Return every entry exactly as written.

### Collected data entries
►

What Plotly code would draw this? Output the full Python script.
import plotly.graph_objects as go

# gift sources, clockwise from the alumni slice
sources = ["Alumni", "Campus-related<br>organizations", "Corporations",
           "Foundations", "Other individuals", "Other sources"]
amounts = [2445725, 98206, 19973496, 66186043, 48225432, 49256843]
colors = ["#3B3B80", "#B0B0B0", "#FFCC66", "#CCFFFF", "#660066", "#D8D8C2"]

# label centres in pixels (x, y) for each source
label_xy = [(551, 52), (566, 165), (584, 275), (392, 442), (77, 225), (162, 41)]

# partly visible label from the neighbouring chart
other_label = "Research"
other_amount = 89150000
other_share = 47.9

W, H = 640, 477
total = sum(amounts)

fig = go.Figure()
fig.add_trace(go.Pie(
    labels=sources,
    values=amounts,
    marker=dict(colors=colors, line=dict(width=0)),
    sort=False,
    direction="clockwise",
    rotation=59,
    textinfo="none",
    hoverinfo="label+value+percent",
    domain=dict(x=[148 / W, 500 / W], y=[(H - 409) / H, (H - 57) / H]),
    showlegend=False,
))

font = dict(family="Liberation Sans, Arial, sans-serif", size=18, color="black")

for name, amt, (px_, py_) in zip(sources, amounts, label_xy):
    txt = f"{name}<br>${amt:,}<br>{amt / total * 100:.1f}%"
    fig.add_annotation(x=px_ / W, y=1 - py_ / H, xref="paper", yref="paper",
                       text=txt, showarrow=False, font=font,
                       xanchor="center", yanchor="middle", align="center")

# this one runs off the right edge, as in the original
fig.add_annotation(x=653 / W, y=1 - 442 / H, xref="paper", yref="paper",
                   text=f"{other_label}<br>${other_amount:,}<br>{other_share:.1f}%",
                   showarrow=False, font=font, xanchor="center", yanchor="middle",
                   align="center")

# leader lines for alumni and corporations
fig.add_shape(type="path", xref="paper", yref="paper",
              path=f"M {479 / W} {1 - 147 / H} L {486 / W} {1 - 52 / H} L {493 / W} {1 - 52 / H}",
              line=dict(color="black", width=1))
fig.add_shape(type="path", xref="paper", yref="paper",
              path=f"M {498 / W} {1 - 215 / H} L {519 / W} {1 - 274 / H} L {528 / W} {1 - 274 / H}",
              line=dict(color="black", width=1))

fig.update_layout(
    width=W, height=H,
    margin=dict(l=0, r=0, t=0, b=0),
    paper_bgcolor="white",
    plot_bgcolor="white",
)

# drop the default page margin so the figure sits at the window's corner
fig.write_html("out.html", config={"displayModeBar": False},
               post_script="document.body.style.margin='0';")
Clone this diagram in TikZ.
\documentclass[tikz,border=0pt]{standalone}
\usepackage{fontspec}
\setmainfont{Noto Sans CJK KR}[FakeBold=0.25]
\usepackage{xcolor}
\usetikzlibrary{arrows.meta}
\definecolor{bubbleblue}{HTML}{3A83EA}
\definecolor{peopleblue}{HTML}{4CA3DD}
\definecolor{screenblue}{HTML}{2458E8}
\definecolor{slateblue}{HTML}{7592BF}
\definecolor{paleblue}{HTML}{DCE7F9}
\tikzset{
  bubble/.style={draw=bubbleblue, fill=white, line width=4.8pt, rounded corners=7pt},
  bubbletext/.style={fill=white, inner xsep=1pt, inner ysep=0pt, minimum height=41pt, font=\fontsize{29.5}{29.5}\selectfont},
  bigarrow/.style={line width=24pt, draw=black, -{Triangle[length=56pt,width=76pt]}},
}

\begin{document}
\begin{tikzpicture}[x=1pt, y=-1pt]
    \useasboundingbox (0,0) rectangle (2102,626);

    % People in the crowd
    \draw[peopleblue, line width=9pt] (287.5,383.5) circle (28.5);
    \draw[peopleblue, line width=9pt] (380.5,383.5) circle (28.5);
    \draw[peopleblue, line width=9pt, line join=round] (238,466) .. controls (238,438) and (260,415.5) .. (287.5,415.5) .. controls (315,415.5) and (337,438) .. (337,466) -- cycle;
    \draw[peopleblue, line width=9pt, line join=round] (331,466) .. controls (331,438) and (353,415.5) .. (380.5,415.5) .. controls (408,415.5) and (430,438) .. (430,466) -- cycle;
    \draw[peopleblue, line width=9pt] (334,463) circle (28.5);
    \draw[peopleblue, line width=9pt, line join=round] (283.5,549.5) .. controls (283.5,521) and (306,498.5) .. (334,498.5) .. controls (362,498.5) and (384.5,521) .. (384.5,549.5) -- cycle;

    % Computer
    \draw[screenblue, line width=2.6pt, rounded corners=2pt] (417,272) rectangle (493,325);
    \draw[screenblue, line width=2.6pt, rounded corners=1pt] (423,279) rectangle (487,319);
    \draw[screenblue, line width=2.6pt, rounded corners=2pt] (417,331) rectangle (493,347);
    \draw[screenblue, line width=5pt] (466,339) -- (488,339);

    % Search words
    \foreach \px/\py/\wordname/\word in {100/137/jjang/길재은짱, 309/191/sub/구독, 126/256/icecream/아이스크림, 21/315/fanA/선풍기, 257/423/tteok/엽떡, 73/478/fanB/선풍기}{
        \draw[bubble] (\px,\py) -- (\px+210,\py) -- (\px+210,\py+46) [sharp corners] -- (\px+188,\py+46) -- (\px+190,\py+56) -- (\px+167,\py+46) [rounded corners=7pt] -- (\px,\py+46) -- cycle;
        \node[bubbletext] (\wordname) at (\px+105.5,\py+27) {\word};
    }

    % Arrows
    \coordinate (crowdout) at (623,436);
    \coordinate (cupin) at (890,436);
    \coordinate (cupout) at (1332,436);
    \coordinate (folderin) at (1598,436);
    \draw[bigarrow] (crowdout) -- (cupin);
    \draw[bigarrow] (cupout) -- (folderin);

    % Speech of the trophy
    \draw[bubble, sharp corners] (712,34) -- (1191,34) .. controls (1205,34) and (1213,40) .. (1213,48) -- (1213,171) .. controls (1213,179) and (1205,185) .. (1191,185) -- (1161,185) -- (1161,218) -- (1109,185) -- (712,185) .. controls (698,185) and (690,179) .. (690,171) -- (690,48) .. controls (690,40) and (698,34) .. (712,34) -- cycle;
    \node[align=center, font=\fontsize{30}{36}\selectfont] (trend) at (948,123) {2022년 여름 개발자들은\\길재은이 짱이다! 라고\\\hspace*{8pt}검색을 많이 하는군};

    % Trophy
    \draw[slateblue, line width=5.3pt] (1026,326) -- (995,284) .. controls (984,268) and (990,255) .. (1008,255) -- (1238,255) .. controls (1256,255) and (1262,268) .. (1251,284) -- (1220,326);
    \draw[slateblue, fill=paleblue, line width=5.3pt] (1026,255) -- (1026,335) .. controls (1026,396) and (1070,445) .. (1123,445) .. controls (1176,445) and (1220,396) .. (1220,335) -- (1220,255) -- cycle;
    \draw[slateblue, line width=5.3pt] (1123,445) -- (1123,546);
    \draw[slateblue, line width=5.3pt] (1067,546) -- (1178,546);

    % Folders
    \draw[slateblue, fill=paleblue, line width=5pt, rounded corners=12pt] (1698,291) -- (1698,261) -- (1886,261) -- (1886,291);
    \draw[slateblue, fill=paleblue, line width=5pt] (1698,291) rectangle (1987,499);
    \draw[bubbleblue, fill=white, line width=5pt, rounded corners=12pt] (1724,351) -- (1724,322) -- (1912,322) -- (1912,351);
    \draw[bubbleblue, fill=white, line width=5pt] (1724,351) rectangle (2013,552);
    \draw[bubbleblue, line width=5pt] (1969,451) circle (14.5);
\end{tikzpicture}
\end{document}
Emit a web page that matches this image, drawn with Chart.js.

◄

### ANSWER BELOW
What Plotly code would draw this? Output the full Python script.
import plotly.graph_objects as go

# gift sources, clockwise from the alumni slice
sources = ["Alumni", "Campus-related<br>organizations", "Corporations",
           "Foundations", "Other individuals", "Other sources"]
amounts = [2445725, 98206, 19973496, 66186043, 48225432, 49256843]
colors = ["#3B3B80", "#B0B0B0", "#FFCC66", "#CCFFFF", "#660066", "#D8D8C2"]

# label centres in pixels (x, y) for each source
label_xy = [(551, 52), (566, 165), (584, 275), (392, 442), (77, 225), (162, 41)]

# partly visible label from the neighbouring chart
other_label = "Research"
other_amount = 89150000
other_share = 47.9

W, H = 640, 477
total = sum(amounts)

fig = go.Figure()
fig.add_trace(go.Pie(
    labels=sources,
    values=amounts,
    marker=dict(colors=colors, line=dict(width=0)),
    sort=False,
    direction="clockwise",
    rotation=59,
    textinfo="none",
    hoverinfo="label+value+percent",
    domain=dict(x=[148 / W, 500 / W], y=[(H - 409) / H, (H - 57) / H]),
    showlegend=False,
))

font = dict(family="Liberation Sans, Arial, sans-serif", size=18, color="black")

for name, amt, (px_, py_) in zip(sources, amounts, label_xy):
    txt = f"{name}<br>${amt:,}<br>{amt / total * 100:.1f}%"
    fig.add_annotation(x=px_ / W, y=1 - py_ / H, xref="paper", yref="paper",
                       text=txt, showarrow=False, font=font,
                       xanchor="center", yanchor="middle", align="center")

# this one runs off the right edge, as in the original
fig.add_annotation(x=653 / W, y=1 - 442 / H, xref="paper", yref="paper",
                   text=f"{other_label}<br>${other_amount:,}<br>{other_share:.1f}%",
                   showarrow=False, font=font, xanchor="center", yanchor="middle",
                   align="center")

# leader lines for alumni and corporations
fig.add_shape(type="path", xref="paper", yref="paper",
              path=f"M {479 / W} {1 - 147 / H} L {486 / W} {1 - 52 / H} L {493 / W} {1 - 52 / H}",
              line=dict(color="black", width=1))
fig.add_shape(type="path", xref="paper", yref="paper",
              path=f"M {498 / W} {1 - 215 / H} L {519 / W} {1 - 274 / H} L {528 / W} {1 - 274 / H}",
              line=dict(color="black", width=1))

fig.update_layout(
    width=W, height=H,
    margin=dict(l=0, r=0, t=0, b=0),
    paper_bgcolor="white",
    plot_bgcolor="white",
)

# drop the default page margin so the figure sits at the window's corner
fig.write_html("out.html", config={"displayModeBar": False},
               post_script="document.body.style.margin='0';")
Clone this diagram in TikZ.
\documentclass[tikz,border=0pt]{standalone}
\usepackage{fontspec}
\setmainfont{Noto Sans CJK KR}[FakeBold=0.25]
\usepackage{xcolor}
\usetikzlibrary{arrows.meta}
\definecolor{bubbleblue}{HTML}{3A83EA}
\definecolor{peopleblue}{HTML}{4CA3DD}
\definecolor{screenblue}{HTML}{2458E8}
\definecolor{slateblue}{HTML}{7592BF}
\definecolor{paleblue}{HTML}{DCE7F9}
\tikzset{
  bubble/.style={draw=bubbleblue, fill=white, line width=4.8pt, rounded corners=7pt},
  bubbletext/.style={fill=white, inner xsep=1pt, inner ysep=0pt, minimum height=41pt, font=\fontsize{29.5}{29.5}\selectfont},
  bigarrow/.style={line width=24pt, draw=black, -{Triangle[length=56pt,width=76pt]}},
}

\begin{document}
\begin{tikzpicture}[x=1pt, y=-1pt]
    \useasboundingbox (0,0) rectangle (2102,626);

    % People in the crowd
    \draw[peopleblue, line width=9pt] (287.5,383.5) circle (28.5);
    \draw[peopleblue, line width=9pt] (380.5,383.5) circle (28.5);
    \draw[peopleblue, line width=9pt, line join=round] (238,466) .. controls (238,438) and (260,415.5) .. (287.5,415.5) .. controls (315,415.5) and (337,438) .. (337,466) -- cycle;
    \draw[peopleblue, line width=9pt, line join=round] (331,466) .. controls (331,438) and (353,415.5) .. (380.5,415.5) .. controls (408,415.5) and (430,438) .. (430,466) -- cycle;
    \draw[peopleblue, line width=9pt] (334,463) circle (28.5);
    \draw[peopleblue, line width=9pt, line join=round] (283.5,549.5) .. controls (283.5,521) and (306,498.5) .. (334,498.5) .. controls (362,498.5) and (384.5,521) .. (384.5,549.5) -- cycle;

    % Computer
    \draw[screenblue, line width=2.6pt, rounded corners=2pt] (417,272) rectangle (493,325);
    \draw[screenblue, line width=2.6pt, rounded corners=1pt] (423,279) rectangle (487,319);
    \draw[screenblue, line width=2.6pt, rounded corners=2pt] (417,331) rectangle (493,347);
    \draw[screenblue, line width=5pt] (466,339) -- (488,339);

    % Search words
    \foreach \px/\py/\wordname/\word in {100/137/jjang/길재은짱, 309/191/sub/구독, 126/256/icecream/아이스크림, 21/315/fanA/선풍기, 257/423/tteok/엽떡, 73/478/fanB/선풍기}{
        \draw[bubble] (\px,\py) -- (\px+210,\py) -- (\px+210,\py+46) [sharp corners] -- (\px+188,\py+46) -- (\px+190,\py+56) -- (\px+167,\py+46) [rounded corners=7pt] -- (\px,\py+46) -- cycle;
        \node[bubbletext] (\wordname) at (\px+105.5,\py+27) {\word};
    }

    % Arrows
    \coordinate (crowdout) at (623,436);
    \coordinate (cupin) at (890,436);
    \coordinate (cupout) at (1332,436);
    \coordinate (folderin) at (1598,436);
    \draw[bigarrow] (crowdout) -- (cupin);
    \draw[bigarrow] (cupout) -- (folderin);

    % Speech of the trophy
    \draw[bubble, sharp corners] (712,34) -- (1191,34) .. controls (1205,34) and (1213,40) .. (1213,48) -- (1213,171) .. controls (1213,179) and (1205,185) .. (1191,185) -- (1161,185) -- (1161,218) -- (1109,185) -- (712,185) .. controls (698,185) and (690,179) .. (690,171) -- (690,48) .. controls (690,40) and (698,34) .. (712,34) -- cycle;
    \node[align=center, font=\fontsize{30}{36}\selectfont] (trend) at (948,123) {2022년 여름 개발자들은\\길재은이 짱이다! 라고\\\hspace*{8pt}검색을 많이 하는군};

    % Trophy
    \draw[slateblue, line width=5.3pt] (1026,326) -- (995,284) .. controls (984,268) and (990,255) .. (1008,255) -- (1238,255) .. controls (1256,255) and (1262,268) .. (1251,284) -- (1220,326);
    \draw[slateblue, fill=paleblue, line width=5.3pt] (1026,255) -- (1026,335) .. controls (1026,396) and (1070,445) .. (1123,445) .. controls (1176,445) and (1220,396) .. (1220,335) -- (1220,255) -- cycle;
    \draw[slateblue, line width=5.3pt] (1123,445) -- (1123,546);
    \draw[slateblue, line width=5.3pt] (1067,546) -- (1178,546);

    % Folders
    \draw[slateblue, fill=paleblue, line width=5pt, rounded corners=12pt] (1698,291) -- (1698,261) -- (1886,261) -- (1886,291);
    \draw[slateblue, fill=paleblue, line width=5pt] (1698,291) rectangle (1987,499);
    \draw[bubbleblue, fill=white, line width=5pt, rounded corners=12pt] (1724,351) -- (1724,322) -- (1912,322) -- (1912,351);
    \draw[bubbleblue, fill=white, line width=5pt] (1724,351) rectangle (2013,552);
    \draw[bubbleblue, line width=5pt] (1969,451) circle (14.5);
\end{tikzpicture}
\end{document}
Emit a web page that matches this image, drawn with Chart.js.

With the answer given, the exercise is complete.